1.2.2.2. Les étapes classiques de l’épistémologie génétique de Piaget

Dans le champ des sciences humaines, Piaget a pris en compte ce caractère récursif de la connaissance par ce qu’il a appelé une "épistémologie génétique". Il résout cette circularité par une conception évolutionniste. Piaget propose ainsi une théorie constructiviste de la genèse de l'intelligence et des connaissances humaines.

Selon Piaget, le point de départ de toute connaissance est "l’expérience vécue". Le Moigne dans sa présentation des épistémologies constructivistes cite Piaget « l'intelligence (et donc l'action de connaître) ne débute ainsi ni par la connaissance du moi, ni par celle des choses comme telles, mais par celle de leur interaction ; c'est en s'orientant simultanément vers les deux pôles de cette interaction qu'elle organise le monde en s'organisant elle-même. » (p311).

Piaget part d’une hypothèse phénoménologique dans laquelle l’intentionnalité du sujet connaissant est centrale.

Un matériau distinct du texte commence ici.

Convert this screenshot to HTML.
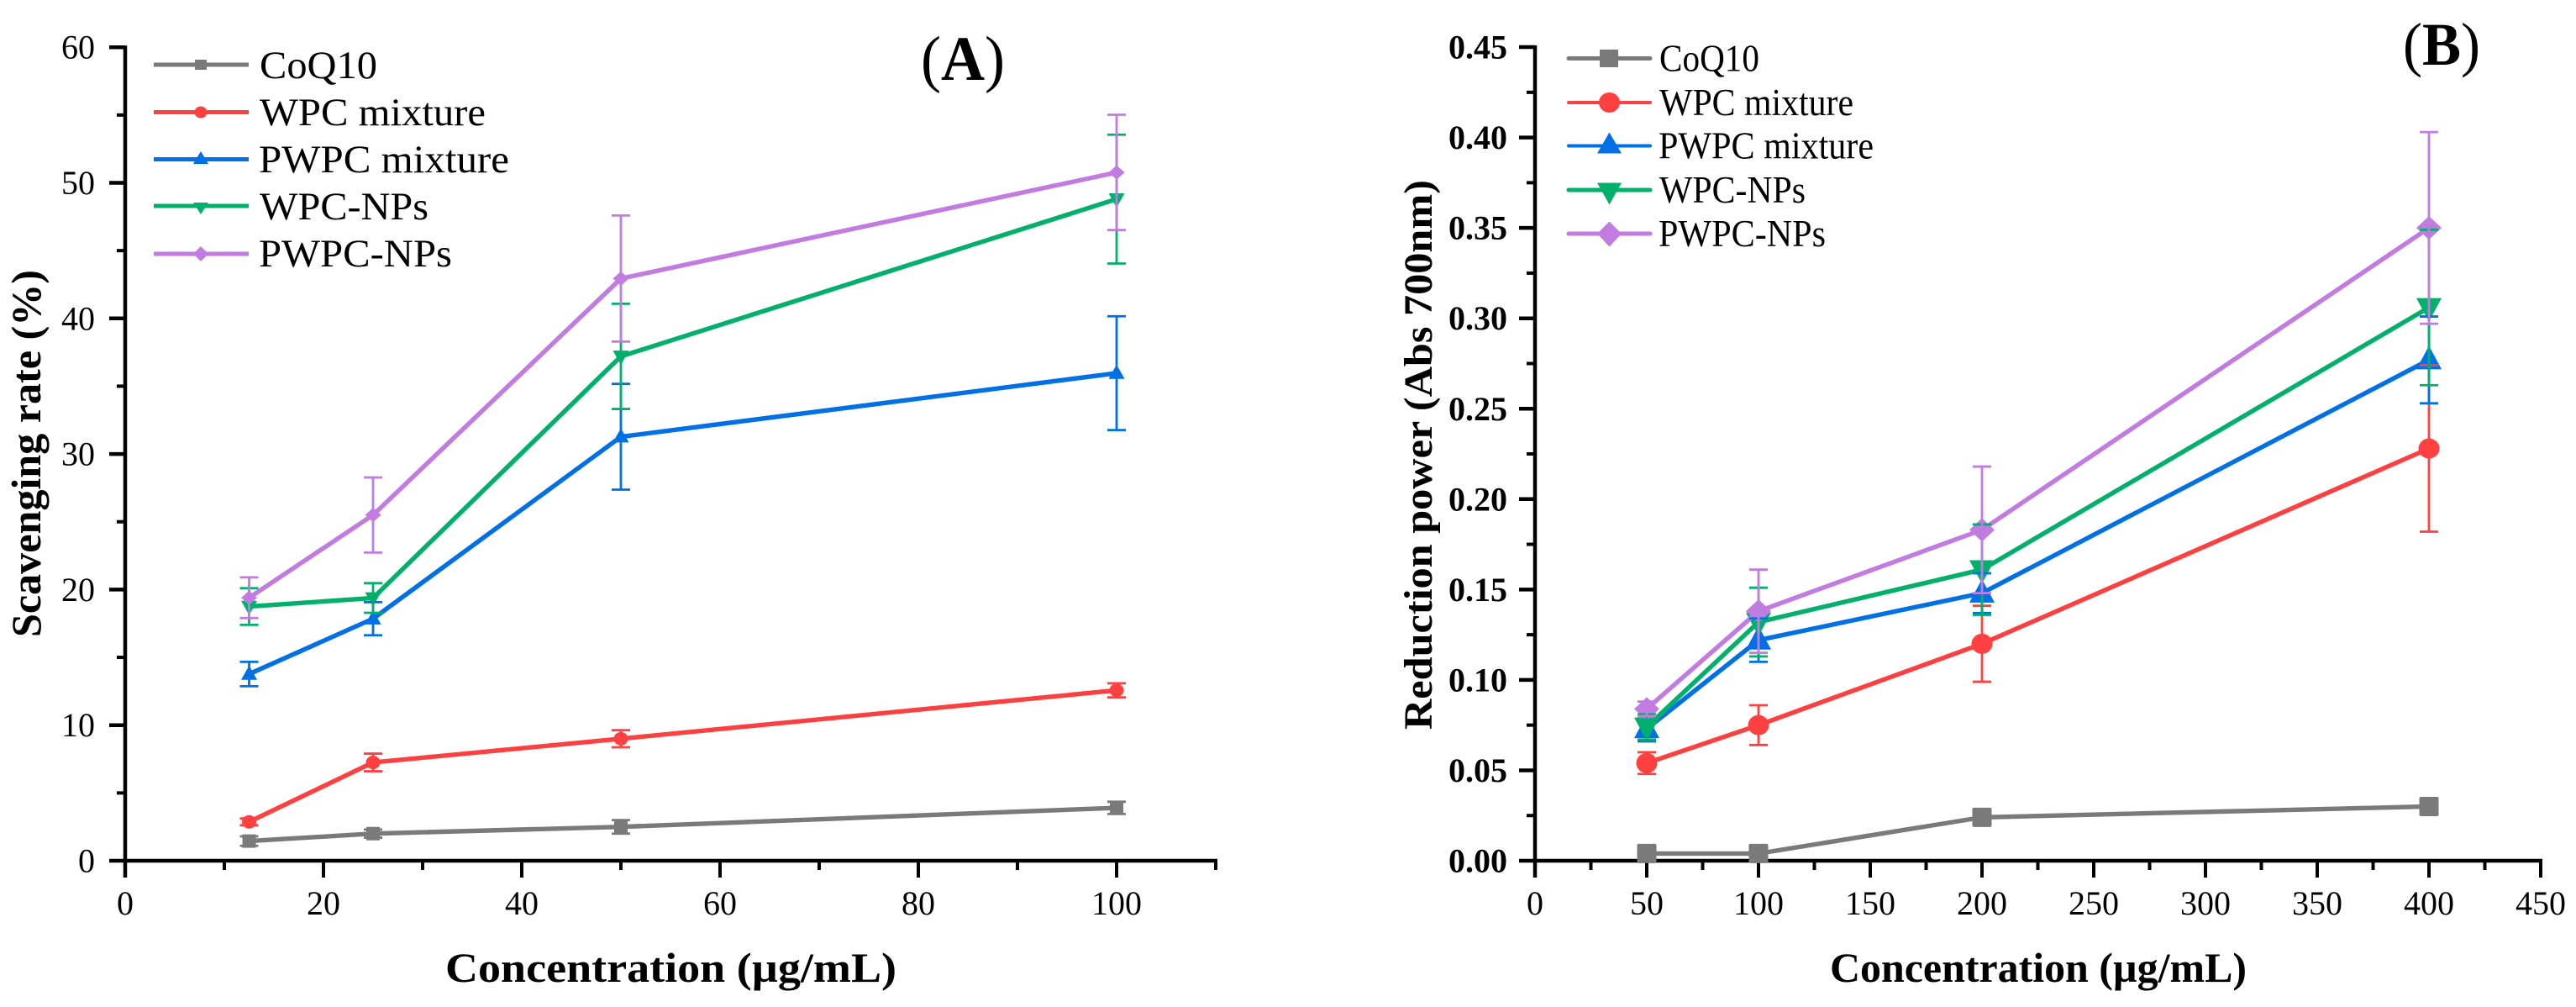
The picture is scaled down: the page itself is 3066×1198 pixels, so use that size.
<!DOCTYPE html>
<html lang="en">
<head>
<meta charset="utf-8">
<title>Scavenging rate and reduction power</title>
<style>
html,body{margin:0;padding:0;background:#fff;}
body{width:3066px;height:1198px;overflow:hidden;}
svg{display:block;}
text{font-family:"Liberation Serif",serif;fill:#000;}
.b{font-weight:bold;}
.lg{font-size:47px;}
.lgb{font-size:45px;}
</style>
</head>
<body>
<svg id="figure" xmlns="http://www.w3.org/2000/svg" width="3066" height="1198" viewBox="0 0 3066 1198">
  <g id="panelA">
    <text x="1096" y="95" font-size="75" textLength="100" lengthAdjust="spacingAndGlyphs">(<tspan class="b">A</tspan>)</text>
    <text class="b" font-size="50" transform="translate(48,758) rotate(-90)" textLength="437" lengthAdjust="spacingAndGlyphs">Scavenging rate (%)</text>
    <text class="b" font-size="50" x="530" y="1168" textLength="537" lengthAdjust="spacingAndGlyphs">Concentration (µg/mL)</text>
    <g>
      <g>
        <line x1="183" y1="77" x2="296" y2="77" stroke="#7a7a7a" stroke-width="5"/>
        <rect x="232" y="71" width="14" height="12" fill="#7a7a7a"/>
        <text class="lg" x="309" y="93" textLength="140" lengthAdjust="spacingAndGlyphs">CoQ10</text>
      </g>
      <g>
        <line x1="183" y1="133.500" x2="296" y2="133.500" stroke="#ff4040" stroke-width="5"/>
        <ellipse cx="239" cy="133.500" rx="7.500" ry="7" fill="#ff4040"/>
        <text class="lg" x="309" y="149" textLength="269" lengthAdjust="spacingAndGlyphs">WPC mixture</text>
      </g>
      <g>
        <line x1="183" y1="189.500" x2="296" y2="189.500" stroke="#0070e6" stroke-width="5"/>
        <polygon points="230,195 248,195 239,180" fill="#0070e6"/>
        <text class="lg" x="308" y="205" textLength="298" lengthAdjust="spacingAndGlyphs">PWPC mixture</text>
      </g>
      <g>
        <line x1="183" y1="245" x2="296" y2="245" stroke="#00b06b" stroke-width="5"/>
        <polygon points="230,241 248,241 239,255" fill="#00b06b"/>
        <text class="lg" x="309" y="261" textLength="201" lengthAdjust="spacingAndGlyphs">WPC-NPs</text>
      </g>
      <g>
        <line x1="183" y1="302" x2="296" y2="302" stroke="#c27be0" stroke-width="5"/>
        <polygon points="230,302 239,293 248,302 239,311" fill="#c27be0"/>
        <text class="lg" x="308" y="317" textLength="230" lengthAdjust="spacingAndGlyphs">PWPC-NPs</text>
      </g>
    </g>
  </g>
  <g id="panelB">
    <text x="2860" y="77" font-size="72" textLength="92" lengthAdjust="spacingAndGlyphs">(<tspan class="b">B</tspan>)</text>
    <text class="b" font-size="48" transform="translate(1704,868) rotate(-90)" textLength="654" lengthAdjust="spacingAndGlyphs">Reduction power (Abs 700nm)</text>
    <text class="b" font-size="50" x="2178" y="1168" textLength="496" lengthAdjust="spacingAndGlyphs">Concentration (µg/mL)</text>
    <g>
      <g>
        <line x1="1867" y1="69.500" x2="1964" y2="69.500" stroke="#7a7a7a" stroke-width="5" stroke-linecap="round"/>
        <rect x="1904" y="59" width="22" height="21" fill="#7a7a7a"/>
        <text class="lgb" x="1975" y="84.500" textLength="119" lengthAdjust="spacingAndGlyphs">CoQ10</text>
      </g>
      <g>
        <line x1="1867" y1="122" x2="1964" y2="122" stroke="#ff4040" stroke-width="4" stroke-linecap="round"/>
        <ellipse cx="1915.500" cy="122" rx="12.500" ry="12" fill="#ff4040"/>
        <text class="lgb" x="1975" y="137" textLength="231" lengthAdjust="spacingAndGlyphs">WPC mixture</text>
      </g>
      <g>
        <line x1="1867" y1="173.500" x2="1964" y2="173.500" stroke="#0070e6" stroke-width="4" stroke-linecap="round"/>
        <polygon points="1901,182.500 1930,182.500 1915.500,157.500" fill="#0070e6"/>
        <text class="lgb" x="1974" y="188.500" textLength="256" lengthAdjust="spacingAndGlyphs">PWPC mixture</text>
      </g>
      <g>
        <line x1="1867" y1="226" x2="1964" y2="226" stroke="#00b06b" stroke-width="5" stroke-linecap="round"/>
        <polygon points="1901,217.500 1930,217.500 1915.500,243.500" fill="#00b06b"/>
        <text class="lgb" x="1975" y="241" textLength="174" lengthAdjust="spacingAndGlyphs">WPC-NPs</text>
      </g>
      <g>
        <line x1="1867" y1="278" x2="1964" y2="278" stroke="#c27be0" stroke-width="5" stroke-linecap="round"/>
        <polygon points="1901,278 1915.500,263.500 1930,278 1915.500,293.500" fill="#c27be0"/>
        <text class="lgb" x="1974" y="293" textLength="199" lengthAdjust="spacingAndGlyphs">PWPC-NPs</text>
      </g>
    </g>
  </g>
</svg>
<script>
// Shared series descriptors
const seriesNames = ['coq10', 'wpc-mixture', 'pwpc-mixture', 'wpc-nps', 'pwpc-nps'];
const seriesColors = ['#7a7a7a', '#ff4040', '#0070e6', '#00b06b', '#c27be0'];
const seriesMarkers = ['square', 'circle', 'up', 'down', 'diamond'];

// Panel A data
const concA = [12.5, 25, 50, 100];
const coq10A = [1.45, 2.0, 2.5, 3.9];
const coq10AErr = [0.35, 0.3, 0.5, 0.45];
const wpcMixA = [2.87, 7.25, 9.0, 12.57];
const wpcMixAErr = [0.25, 0.65, 0.63, 0.52];
const pwpcMixA = [13.77, 17.85, 31.27, 35.96];
const pwpcMixAErr = [0.9, 1.22, 3.9, 4.2];
const wpcNpA = [18.75, 19.38, 37.2, 48.8];
const wpcNpAErr = [1.35, 1.09, 3.88, 4.75];
const pwpcNpA = [19.4, 25.5, 42.94, 50.77];
const pwpcNpAErr = [1.5, 2.77, 4.65, 4.25];
const xTicksA = [0, 20, 40, 60, 80, 100];
const xMinorA = [10, 30, 50, 70, 90, 110];
const yTicksA = [0, 10, 20, 30, 40, 50, 60];
const yMinorA = [5, 15, 25, 35, 45, 55];
const yLabelsA = ['0', '10', '20', '30', '40', '50', '60'];

// Panel B data
const concB = [50, 100, 200, 400];
const coq10B = [0.004, 0.004, 0.024, 0.03];
const coq10BErr = [0.001, 0.001, 0.002, 0.002];
const wpcMixB = [0.054, 0.075, 0.12, 0.228];
const wpcMixBErr = [0.006, 0.011, 0.021, 0.046];
const pwpcMixB = [0.073, 0.122, 0.148, 0.277];
const pwpcMixBErr = [0.007, 0.012, 0.011, 0.024];
const wpcNpB = [0.074, 0.132, 0.161, 0.306];
const wpcNpBErr = [0.007, 0.019, 0.025, 0.043];
const pwpcNpB = [0.084, 0.138, 0.183, 0.35];
const pwpcNpBErr = [0.004, 0.023, 0.035, 0.053];
const xTicksB = [0, 50, 100, 150, 200, 250, 300, 350, 400, 450];
const xMinorB = [25, 75, 125, 175, 225, 275, 325, 375, 425];
const yTicksB = [0, 0.05, 0.1, 0.15, 0.2, 0.25, 0.3, 0.35, 0.4, 0.45];
const yMinorB = [0.025, 0.075, 0.125, 0.175, 0.225, 0.275, 0.325, 0.375, 0.425];
const yLabelsB = ['0.00', '0.05', '0.10', '0.15', '0.20', '0.25', '0.30', '0.35', '0.40', '0.45'];

const NS = 'http://www.w3.org/2000/svg';

function make(parent, tag, attrs) {
  const el = document.createElementNS(NS, tag);
  for (const k in attrs) el.setAttribute(k, attrs[k]);
  parent.appendChild(el);
  return el;
}

function drawMarker(parent, kind, cx, cy, size, color, label) {
  const w = size.w, h = size.h;
  let el;
  if (kind === 'square') {
    el = make(parent, 'rect', {x: cx - size.s / 2, y: cy - size.s / 2, width: size.s, height: size.s, rx: size.s > 20 ? 2 : 0, fill: color});
  } else if (kind === 'circle') {
    el = make(parent, 'ellipse', {cx: cx, cy: cy, rx: size.c, ry: size.c - 0.5, fill: color});
  } else if (kind === 'up') {
    el = make(parent, 'polygon', {points: (cx - w / 2) + ',' + (cy + h * 0.4) + ' ' + (cx + w / 2) + ',' + (cy + h * 0.4) + ' ' + cx + ',' + (cy - h * 0.6), fill: color});
  } else if (kind === 'down') {
    el = make(parent, 'polygon', {points: (cx - w / 2) + ',' + (cy - h * 0.4) + ' ' + (cx + w / 2) + ',' + (cy - h * 0.4) + ' ' + cx + ',' + (cy + h * 0.6), fill: color});
  } else {
    el = make(parent, 'polygon', {points: (cx - w / 2) + ',' + cy + ' ' + cx + ',' + (cy - h / 2) + ' ' + (cx + w / 2) + ',' + cy + ' ' + cx + ',' + (cy + h / 2), fill: color});
  }
  
  
}

function drawPanel(root, cfg) {
  const xPos = v => cfg.x0 + v * cfg.xScale;
  const yPos = v => cfg.yBase - v * cfg.yScale;
  const xMax = xPos(cfg.xEnd);
  const yMax = yPos(cfg.yEnd);

  const axes = make(root, 'g', {});
  
  

  const yAxis = make(axes, 'line', {x1: cfg.x0, y1: yMax - 2, x2: cfg.x0, y2: cfg.yBase + 20, stroke: '#000', 'stroke-width': 4.5});
  
  
  const xAxis = make(axes, 'line', {x1: cfg.x0, y1: cfg.yBase, x2: xMax + 2, y2: cfg.yBase, stroke: '#000', 'stroke-width': 4.5});
  
  

  cfg.yTicks.forEach((v, i) => {
    const t = make(axes, 'line', {x1: cfg.x0 - 19, y1: yPos(v), x2: cfg.x0, y2: yPos(v), stroke: '#000', 'stroke-width': 4.5});
    
    
    const lab = make(axes, 'text', {x: cfg.x0 - cfg.yLabelGap, y: yPos(v) + 13.5, 'text-anchor': 'end', 'font-size': 40, 'font-weight': cfg.yBold ? 'bold' : 'normal'});
    
    
    lab.textContent = cfg.yLabels[i];
  });
  cfg.yMinor.forEach(v => {
    const t = make(axes, 'line', {x1: cfg.x0 - 10, y1: yPos(v), x2: cfg.x0, y2: yPos(v), stroke: '#000', 'stroke-width': 4});
    
    
  });
  cfg.xTicks.forEach(v => {
    const t = make(axes, 'line', {x1: xPos(v), y1: cfg.yBase, x2: xPos(v), y2: cfg.yBase + 20, stroke: '#000', 'stroke-width': 4});
    
    
    const lab = make(axes, 'text', {x: xPos(v), y: 1088, 'text-anchor': 'middle', 'font-size': 40});
    
    
    lab.textContent = String(v);
  });
  cfg.xMinor.forEach(v => {
    const t = make(axes, 'line', {x1: xPos(v), y1: cfg.yBase, x2: xPos(v), y2: cfg.yBase + 11, stroke: '#000', 'stroke-width': 4});
    
    
  });

  cfg.series.forEach((vals, s) => {
    const color = seriesColors[s];
    const pts = vals.map((v, i) => xPos(cfg.conc[i]) + ',' + yPos(v)).join(' ');
    const line = make(root, 'polyline', {points: pts, fill: 'none', stroke: color, 'stroke-width': 5.4, 'stroke-linejoin': 'round'});
    
    
    vals.forEach((v, i) => {
      drawMarker(root, seriesMarkers[s], xPos(cfg.conc[i]), yPos(v), cfg.marker, color, 'point-' + seriesNames[s]);
    });
  });

  cfg.series.forEach((vals, s) => {
    const color = seriesColors[s];
    vals.forEach((v, i) => {
      const e = cfg.errors[s][i];
      const cx = xPos(cfg.conc[i]);
      const g = make(root, 'g', {stroke: color, fill: 'none'});
      
      
      make(g, 'line', {x1: cx, y1: yPos(v + e), x2: cx, y2: yPos(v - e), 'stroke-width': 2.8});
      make(g, 'line', {x1: cx - 11, y1: yPos(v + e), x2: cx + 11, y2: yPos(v + e), 'stroke-width': 2.8});
      make(g, 'line', {x1: cx - 11, y1: yPos(v - e), x2: cx + 11, y2: yPos(v - e), 'stroke-width': 2.8});
    });
  });
}

drawPanel(document.getElementById('panelA'), {
  x0: 149, xScale: 11.8, yBase: 1024, yScale: 16.13, xEnd: 110, yEnd: 60,
  yLabelGap: 36, yBold: false,
  conc: concA,
  series: [coq10A, wpcMixA, pwpcMixA, wpcNpA, pwpcNpA],
  errors: [coq10AErr, wpcMixAErr, pwpcMixAErr, wpcNpAErr, pwpcNpAErr],
  xTicks: xTicksA, xMinor: xMinorA, yTicks: yTicksA, yMinor: yMinorA, yLabels: yLabelsA,
  marker: {w: 19, h: 17, s: 16, c: 8.5}
});

drawPanel(document.getElementById('panelB'), {
  x0: 1827, xScale: 2.66, yBase: 1024, yScale: 2151, xEnd: 450, yEnd: 0.45,
  yLabelGap: 33, yBold: true,
  conc: concB,
  series: [coq10B, wpcMixB, pwpcMixB, wpcNpB, pwpcNpB],
  errors: [coq10BErr, wpcMixBErr, pwpcMixBErr, wpcNpBErr, pwpcNpBErr],
  xTicks: xTicksB, xMinor: xMinorB, yTicks: yTicksB, yMinor: yMinorB, yLabels: yLabelsB,
  marker: {w: 30, h: 28, s: 23, c: 12.5}
});
</script>
</body>
</html>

Grâce à l’interaction répétée du sujet avec son environnement, se développent des unités élémentaires de l’activité intellectuelle, qu'il appelle schèmes. Un schème est une entité abstraite qui est l’organisation de l’interaction du sujet avec son environnement. Ces schèmes s'ancrent dans l'esprit, lorsque l'expérience les conforte ou se modifient lorsqu'ils sont contredits par les faits. Ils se structurent ainsi de manière évolutionniste dans une organisation de type moyen-but. Piaget résout ainsi le problème de la circularité de la connaissance par la conservation évolutionniste des schèmes qui répondent à l’intentionnalité du sujet, au cours de son développement ontogénétique.

Si Piaget a surtout présenté son approche sous forme d’une théorie développementale de l’enfant, on peut soutenir, avec Vermersch , qu’elle peut s’appliquer à toute construction de nouvelle connaissance chez l’adulte.

Figure 3 : Etapes de la construction de connaissance à partir de l’expérience vécue selon Piaget, d’après Vermersch 1994.

La Figure 3 montre les étapes de la construction de connaissance selon Piaget d’après Vermersch . En partant d’une activité vécue par le sujet sur la base de ses connaissances courantes qui lui permettent d’interagir avec son environnement (étape 1), celui-ci peut construire et sélectionner de nouveaux schèmes d’interaction qui deviendront porteurs de sens dans le contexte de cette nouvelle activité (étape 2). Ces schèmes pourront être verbalisés et confrontés aux catégories proposées par la communauté humaine pratiquant cette activité (étape 3). La connaissance ainsi abstraite pourra faire l’objet d’une analyse réflexive par le sujet qui pourra prendre cette activité comme un nouvel objet de connaissance (étape 4).